In one of our country’s most unfortunate contemporary ironies, while opioids are destroying people’s lives and the lives of their family members throughout all strata of society — rich, poor, urban, suburban, rural — they are in short supply in hospitals around the country. This is true both for hospitals that serve people and those that serve their pets. Reports are coming in that in some hospitals, elective surgeries for people — gall bladder removal, hernia repair — are being postponed, while some people in postoperative recovery are said to be receiving less potent pain medication than they need.
What’s true for people is true for dogs, says Alicia Karas, DVM, a board-certified veterinary anesthesiologist
on the faculty at Tufts Cummings School as well as hospital director at TuftsVETS, a specialty referral and emergency hospital that cares for dogs (and cats) in
The lack of available opioids in medical settings is in large part the result of a call by the U.S. Drug Enforcement Administration for pharmaceutical manufacturers to cut opioid production by 25 percent last year and an additional 20 percent this year in order to reduce opioid supplies that might translate into opioid misuse. On top of that, drug company Pfizer, which is estimated to control at least 60 percent of the injectable opioid market, has had manufacturing problems in at least one of its plants.
The opioid shortage in the medical setting is playing out in any number of ways. For instance, says Dr. Karas, “right now I’m not aware of any practice having trouble getting enough Butorphanol, which is okay for, like, suturing a laceration. But it’s not enough to manage the pain of cutting open the abdomen during a major surgery.”
Another opioid that remains in “pretty good supply” is buprenorphine, Dr. Karas reports, “but the price has skyrocketed. It used to be $8 to $10 a dose. Now, a single dose for a 30-pound dog is $30. If you need it every 6 hours for 30 hours, it adds up. You can afford it for a small dog but not a big one. So what do you do?”

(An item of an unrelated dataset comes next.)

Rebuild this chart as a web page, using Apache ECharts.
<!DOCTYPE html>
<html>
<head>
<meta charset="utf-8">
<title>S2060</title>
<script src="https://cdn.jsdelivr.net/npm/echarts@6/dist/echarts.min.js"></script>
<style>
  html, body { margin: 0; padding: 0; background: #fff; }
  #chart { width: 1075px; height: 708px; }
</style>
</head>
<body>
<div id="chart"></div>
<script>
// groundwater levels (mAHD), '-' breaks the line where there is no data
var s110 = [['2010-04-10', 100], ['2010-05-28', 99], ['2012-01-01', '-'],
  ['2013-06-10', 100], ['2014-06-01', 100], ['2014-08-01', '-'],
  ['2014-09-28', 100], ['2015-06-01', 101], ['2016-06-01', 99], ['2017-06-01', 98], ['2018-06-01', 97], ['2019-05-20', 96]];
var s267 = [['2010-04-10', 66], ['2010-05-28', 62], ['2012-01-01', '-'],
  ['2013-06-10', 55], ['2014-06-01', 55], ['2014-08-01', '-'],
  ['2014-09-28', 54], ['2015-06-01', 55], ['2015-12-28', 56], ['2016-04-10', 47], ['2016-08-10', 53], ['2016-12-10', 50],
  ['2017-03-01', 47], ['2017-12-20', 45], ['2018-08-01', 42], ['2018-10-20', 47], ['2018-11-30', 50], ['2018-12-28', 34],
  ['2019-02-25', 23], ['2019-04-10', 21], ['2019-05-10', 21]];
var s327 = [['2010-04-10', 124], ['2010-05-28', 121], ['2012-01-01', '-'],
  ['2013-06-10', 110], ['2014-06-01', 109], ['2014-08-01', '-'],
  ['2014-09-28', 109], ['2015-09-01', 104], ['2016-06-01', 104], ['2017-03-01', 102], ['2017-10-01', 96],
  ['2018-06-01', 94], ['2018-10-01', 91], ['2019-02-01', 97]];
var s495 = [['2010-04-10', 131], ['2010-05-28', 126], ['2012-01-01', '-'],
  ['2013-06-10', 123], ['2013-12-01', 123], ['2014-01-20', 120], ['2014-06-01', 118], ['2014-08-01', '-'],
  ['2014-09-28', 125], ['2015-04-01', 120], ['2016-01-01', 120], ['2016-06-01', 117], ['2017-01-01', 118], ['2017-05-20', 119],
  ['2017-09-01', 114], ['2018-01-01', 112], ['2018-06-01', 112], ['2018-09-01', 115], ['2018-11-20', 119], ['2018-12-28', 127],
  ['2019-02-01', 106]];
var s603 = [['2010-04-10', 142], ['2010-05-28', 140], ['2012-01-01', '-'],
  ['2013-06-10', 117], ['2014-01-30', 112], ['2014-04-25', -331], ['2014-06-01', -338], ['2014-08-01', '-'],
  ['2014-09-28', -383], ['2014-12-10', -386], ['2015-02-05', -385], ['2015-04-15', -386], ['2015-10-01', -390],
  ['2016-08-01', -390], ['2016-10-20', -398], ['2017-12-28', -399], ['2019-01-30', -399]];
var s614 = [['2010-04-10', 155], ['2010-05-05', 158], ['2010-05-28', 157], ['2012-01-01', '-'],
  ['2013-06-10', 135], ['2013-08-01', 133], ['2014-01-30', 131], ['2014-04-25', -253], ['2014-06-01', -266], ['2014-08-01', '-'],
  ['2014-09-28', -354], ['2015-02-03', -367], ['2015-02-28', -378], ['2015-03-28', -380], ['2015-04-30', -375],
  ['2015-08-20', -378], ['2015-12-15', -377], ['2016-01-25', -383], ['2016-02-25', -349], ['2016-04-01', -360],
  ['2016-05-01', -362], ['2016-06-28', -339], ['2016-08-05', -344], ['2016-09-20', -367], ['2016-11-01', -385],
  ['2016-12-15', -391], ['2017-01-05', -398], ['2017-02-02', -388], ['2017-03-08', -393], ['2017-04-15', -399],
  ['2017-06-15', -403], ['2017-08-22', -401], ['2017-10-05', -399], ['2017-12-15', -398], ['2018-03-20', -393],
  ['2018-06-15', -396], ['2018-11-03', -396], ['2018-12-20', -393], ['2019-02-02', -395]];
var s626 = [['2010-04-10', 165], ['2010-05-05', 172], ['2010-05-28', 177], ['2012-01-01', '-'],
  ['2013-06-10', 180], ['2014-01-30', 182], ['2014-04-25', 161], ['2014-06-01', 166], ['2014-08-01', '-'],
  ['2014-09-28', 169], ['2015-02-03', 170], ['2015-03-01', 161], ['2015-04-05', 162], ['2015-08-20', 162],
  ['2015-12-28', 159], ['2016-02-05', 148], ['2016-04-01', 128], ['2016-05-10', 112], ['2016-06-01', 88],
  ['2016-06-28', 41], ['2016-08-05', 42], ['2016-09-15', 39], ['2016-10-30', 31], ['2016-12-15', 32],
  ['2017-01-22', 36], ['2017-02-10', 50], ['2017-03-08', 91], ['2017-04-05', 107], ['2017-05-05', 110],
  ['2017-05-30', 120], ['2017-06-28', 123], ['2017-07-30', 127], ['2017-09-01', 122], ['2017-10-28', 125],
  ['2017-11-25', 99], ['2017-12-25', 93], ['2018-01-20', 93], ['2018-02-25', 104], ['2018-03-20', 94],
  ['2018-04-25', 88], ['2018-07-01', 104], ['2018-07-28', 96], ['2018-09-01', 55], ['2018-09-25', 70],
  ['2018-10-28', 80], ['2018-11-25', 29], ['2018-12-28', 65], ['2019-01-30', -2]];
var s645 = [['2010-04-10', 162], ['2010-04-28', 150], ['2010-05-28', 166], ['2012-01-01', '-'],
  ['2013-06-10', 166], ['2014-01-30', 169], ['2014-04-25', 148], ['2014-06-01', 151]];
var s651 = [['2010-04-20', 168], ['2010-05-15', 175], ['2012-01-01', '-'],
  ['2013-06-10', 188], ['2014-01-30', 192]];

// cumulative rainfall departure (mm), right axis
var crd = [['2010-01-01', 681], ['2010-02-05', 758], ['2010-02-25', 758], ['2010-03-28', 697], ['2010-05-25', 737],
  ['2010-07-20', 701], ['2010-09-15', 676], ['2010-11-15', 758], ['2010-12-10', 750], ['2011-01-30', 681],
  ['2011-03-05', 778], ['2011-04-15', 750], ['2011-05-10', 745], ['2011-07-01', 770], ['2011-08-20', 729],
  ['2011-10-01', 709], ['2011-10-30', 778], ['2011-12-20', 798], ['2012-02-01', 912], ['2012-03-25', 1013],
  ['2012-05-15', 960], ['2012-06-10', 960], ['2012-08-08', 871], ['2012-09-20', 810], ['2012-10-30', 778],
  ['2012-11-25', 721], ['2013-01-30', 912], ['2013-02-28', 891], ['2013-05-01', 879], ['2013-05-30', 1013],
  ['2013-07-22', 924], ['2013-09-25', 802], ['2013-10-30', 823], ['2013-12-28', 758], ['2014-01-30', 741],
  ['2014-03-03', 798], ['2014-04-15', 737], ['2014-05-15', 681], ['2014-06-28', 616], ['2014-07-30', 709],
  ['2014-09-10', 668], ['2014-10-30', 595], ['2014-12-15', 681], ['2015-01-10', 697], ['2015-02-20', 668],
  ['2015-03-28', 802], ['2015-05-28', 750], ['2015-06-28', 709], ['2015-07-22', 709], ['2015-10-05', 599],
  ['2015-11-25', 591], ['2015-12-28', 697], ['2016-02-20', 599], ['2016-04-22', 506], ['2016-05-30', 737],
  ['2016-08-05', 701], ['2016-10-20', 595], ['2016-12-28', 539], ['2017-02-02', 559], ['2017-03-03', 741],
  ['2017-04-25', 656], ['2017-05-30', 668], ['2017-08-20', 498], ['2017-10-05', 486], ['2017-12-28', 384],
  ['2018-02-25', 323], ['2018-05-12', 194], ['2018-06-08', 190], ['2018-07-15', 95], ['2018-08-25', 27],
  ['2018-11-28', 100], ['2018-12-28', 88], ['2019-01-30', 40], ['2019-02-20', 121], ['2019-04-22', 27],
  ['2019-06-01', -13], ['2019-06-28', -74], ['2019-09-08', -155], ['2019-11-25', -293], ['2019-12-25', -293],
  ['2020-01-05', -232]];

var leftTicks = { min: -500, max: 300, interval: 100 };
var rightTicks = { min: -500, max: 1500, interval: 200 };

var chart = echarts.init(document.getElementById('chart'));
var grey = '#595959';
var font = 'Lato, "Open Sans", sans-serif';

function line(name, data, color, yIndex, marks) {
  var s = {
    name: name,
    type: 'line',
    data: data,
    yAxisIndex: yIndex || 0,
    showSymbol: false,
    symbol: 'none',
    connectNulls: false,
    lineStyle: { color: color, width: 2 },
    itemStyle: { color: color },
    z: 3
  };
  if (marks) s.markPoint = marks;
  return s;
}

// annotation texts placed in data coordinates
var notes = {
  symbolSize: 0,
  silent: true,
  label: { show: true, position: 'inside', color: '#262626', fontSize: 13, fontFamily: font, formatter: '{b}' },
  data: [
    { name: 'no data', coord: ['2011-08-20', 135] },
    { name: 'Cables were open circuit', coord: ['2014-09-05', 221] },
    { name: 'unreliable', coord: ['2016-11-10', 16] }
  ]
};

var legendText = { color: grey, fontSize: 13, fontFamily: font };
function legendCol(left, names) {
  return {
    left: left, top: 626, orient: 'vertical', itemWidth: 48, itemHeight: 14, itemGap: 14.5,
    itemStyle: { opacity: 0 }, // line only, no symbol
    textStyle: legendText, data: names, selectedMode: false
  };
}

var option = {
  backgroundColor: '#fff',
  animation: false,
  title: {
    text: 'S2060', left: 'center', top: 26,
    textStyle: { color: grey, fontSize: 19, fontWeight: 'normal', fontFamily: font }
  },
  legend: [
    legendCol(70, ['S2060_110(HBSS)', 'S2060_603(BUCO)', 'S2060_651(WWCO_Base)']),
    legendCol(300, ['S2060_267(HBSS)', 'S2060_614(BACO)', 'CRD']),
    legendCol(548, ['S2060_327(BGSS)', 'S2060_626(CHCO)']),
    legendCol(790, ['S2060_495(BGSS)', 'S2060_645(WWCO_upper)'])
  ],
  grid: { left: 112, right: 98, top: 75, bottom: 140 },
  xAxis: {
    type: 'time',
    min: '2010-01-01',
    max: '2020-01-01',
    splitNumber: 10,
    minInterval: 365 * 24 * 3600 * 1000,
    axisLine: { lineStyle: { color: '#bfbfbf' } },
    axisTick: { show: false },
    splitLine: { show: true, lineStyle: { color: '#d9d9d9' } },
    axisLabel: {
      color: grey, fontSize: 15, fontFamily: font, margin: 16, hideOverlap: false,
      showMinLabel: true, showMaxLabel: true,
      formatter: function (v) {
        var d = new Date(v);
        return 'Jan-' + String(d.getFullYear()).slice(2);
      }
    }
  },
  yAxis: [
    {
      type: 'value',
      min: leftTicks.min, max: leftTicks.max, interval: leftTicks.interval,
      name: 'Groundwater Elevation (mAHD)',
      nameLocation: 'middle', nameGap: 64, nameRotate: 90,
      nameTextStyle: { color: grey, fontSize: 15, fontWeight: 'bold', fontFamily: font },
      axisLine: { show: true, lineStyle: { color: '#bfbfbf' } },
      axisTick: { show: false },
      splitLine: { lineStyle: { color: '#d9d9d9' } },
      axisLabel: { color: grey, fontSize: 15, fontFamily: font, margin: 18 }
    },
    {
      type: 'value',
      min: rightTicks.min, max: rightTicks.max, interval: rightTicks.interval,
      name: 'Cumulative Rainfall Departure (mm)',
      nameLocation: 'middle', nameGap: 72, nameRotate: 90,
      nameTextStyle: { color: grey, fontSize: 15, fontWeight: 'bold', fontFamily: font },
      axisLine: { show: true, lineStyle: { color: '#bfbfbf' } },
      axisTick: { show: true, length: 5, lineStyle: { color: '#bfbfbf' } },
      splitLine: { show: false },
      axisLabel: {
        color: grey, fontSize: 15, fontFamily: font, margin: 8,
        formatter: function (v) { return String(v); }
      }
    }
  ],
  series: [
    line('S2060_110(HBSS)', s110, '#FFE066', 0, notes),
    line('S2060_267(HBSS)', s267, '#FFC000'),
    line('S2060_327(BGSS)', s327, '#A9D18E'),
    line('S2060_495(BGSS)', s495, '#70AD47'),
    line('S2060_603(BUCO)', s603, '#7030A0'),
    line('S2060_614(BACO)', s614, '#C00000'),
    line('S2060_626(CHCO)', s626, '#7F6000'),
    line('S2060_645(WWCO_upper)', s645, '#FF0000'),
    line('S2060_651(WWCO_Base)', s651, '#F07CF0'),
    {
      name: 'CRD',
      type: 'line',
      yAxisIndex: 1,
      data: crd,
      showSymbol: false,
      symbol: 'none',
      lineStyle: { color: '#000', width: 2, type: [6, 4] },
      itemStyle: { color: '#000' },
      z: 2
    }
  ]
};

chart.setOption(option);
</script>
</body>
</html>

Shortages of various opioids hasn’t to date been a devastating problem at large teaching hospitals like the one at Tufts, Dr. Karas says. They have several anesthesiologists on board whose deep knowledge of pain medications and other anesthetics allows them to act nimbly during shortages of this or that opioid, making substitutions and knowing what potential complications to look for — and correct — during monitoring. “We even have a staff of actual pharmacists,” she says, who have been schooled to problem solve when it comes to getting enough drugs and also to confer about substitutions when one is in short supply.

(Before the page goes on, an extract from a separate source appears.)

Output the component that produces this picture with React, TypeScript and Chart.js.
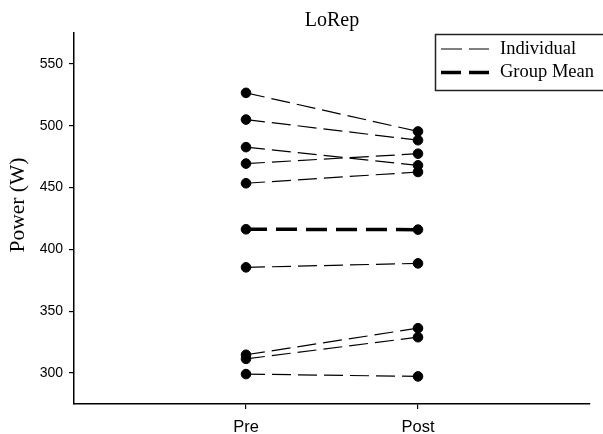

“If methadone is on backorder,” Dr. Karas says, “I’ll use hydromorphone or fentanyl, or vice versa. But a general practitioner might not be able to pull an alternative out of her back pocket.”
That is, the primary care veterinarian who may have been using one anesthesia protocol for a long time probably doesn’t have a lot of knowledge about alternatives at her fingertips. Her job has required her to cover many different aspects of veterinary care all at once rather than focus just on pain management. The problem with that, Dr. Karas says, is that “one size fits all is okay for ponchos but, in this environment, not for pain management.” A shortage doesn’t mean something can’t be substituted, she explains, but you have to know what to give and how much of it, what to give less of in conjunction with it, and what side effects to look for and correct, if necessary. And as shortages come and go, the target solutions keep moving, which leaves more room for error.
“If there is one fortunate aspect of this situation,” Dr. Karas writes to her fellow veterinarians in a paper entitled Keeping Control in the Face of Unpredictable Opioid Drug Availability, “it is that it reminds us of the fact that adequate control of pain has become an ethical mandate in our practices and also gives us an opportunity to explore some fantastic options for multi-modal analgesia that will further broaden our ability to treat pain.” These include local anesthetics (see page 10 of this story) in addition to combinations of smaller amounts of opioids that heretofore haven’t been tried.
“We keep forging ahead, trying new state-of-the-art techniques, and I think we’re going to find more alternatives,” Dr. Karas says. “It’s all a work in progress.” Opioids have their disadvantages, too, she makes clear, including breathing problems for some along with constipation.
In the meantime, she points veterinarians to what she says is a “fantastic resource: the World Small Animal Veterinary Association Global Pain Council Guidelines, a 60-page mini textbook on small animal pain medicine written by an international panel of pain experts.” It includes drug protocols for situations like orthopedic surgery and C sections, outlining what to do when controlled drugs are not available. In some countries, Dr. Karas says, the ability for veterinarians to procure opioids is even more difficult, and these guidelines “are a real lifeline for those in specific situations.” Go to www.wsava.org and type “Global Pain Council Guidelines” in the search bar.